Nature's help: Seaweed speeds breakdown of DDT in polluted soil

I bet if we look hard enough, we will eventually find a natural solution to a lot of the problems we’ve created with our chemical creations. In the April, 2004 Journal of Chemical Technology and Biotechnology you find this on how seaweed can speed up the neutralizing process: ‘DDT gets into this ‘box,’ so the microbes that would normally break it down can’t get at it. Seaweed has sodium in it. Sodium opens that box. It separates the tightly bound matrix that holds soil particles together and allows microbes to get in.”

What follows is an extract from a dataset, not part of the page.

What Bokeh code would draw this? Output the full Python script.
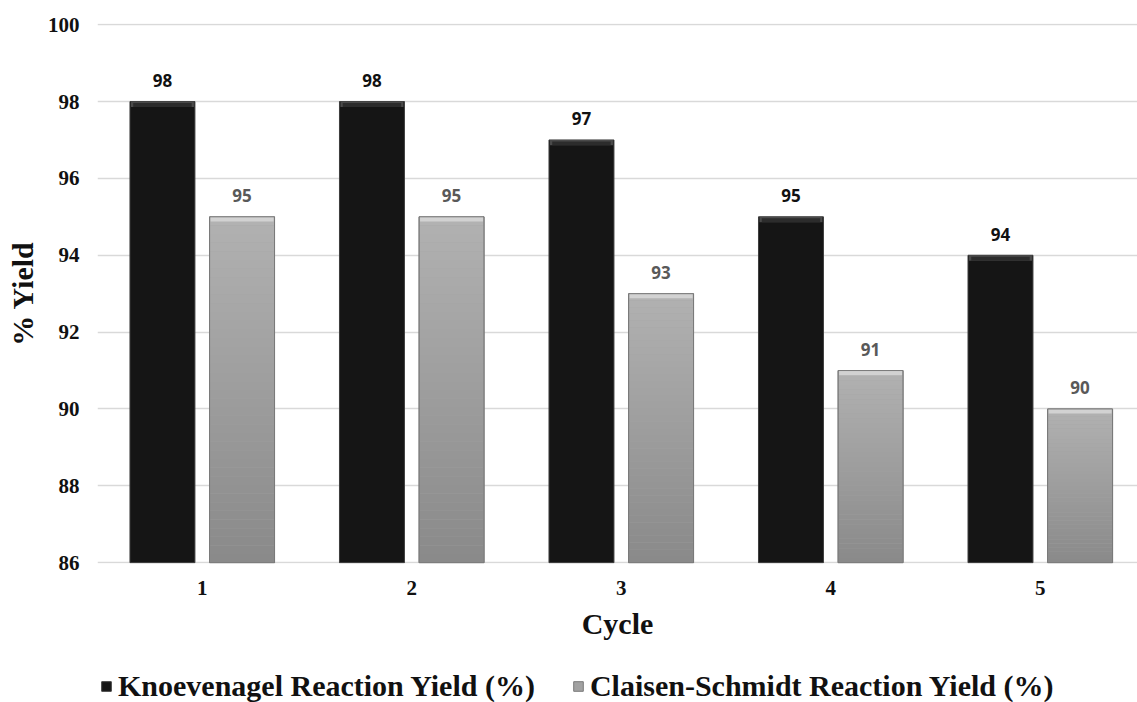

My dad was a farmer in his retirement–just a little half-acre garden in deep-sandy-soil Indiana. He tried his best always to identify and use natural ways to battle the Japanese bettles and the moles and chipmunks and fungi and viruses. The local county extension agent probably got tired of all his calls. But dad lived on the land, so he knew and respected it. As we isolate ourselves form the earth with technology and offices and buildings, we forget to ask Nature for help.

The rise of “green” and “sustainable” as respected business terms is a good sign. But nothing will make us smarter like actually being in contact with the earth. That’s where bioscientists have an edge–they deal with life in all its myriad forms every day.

High risk, yes. Immeasurable returns, yes, indeed.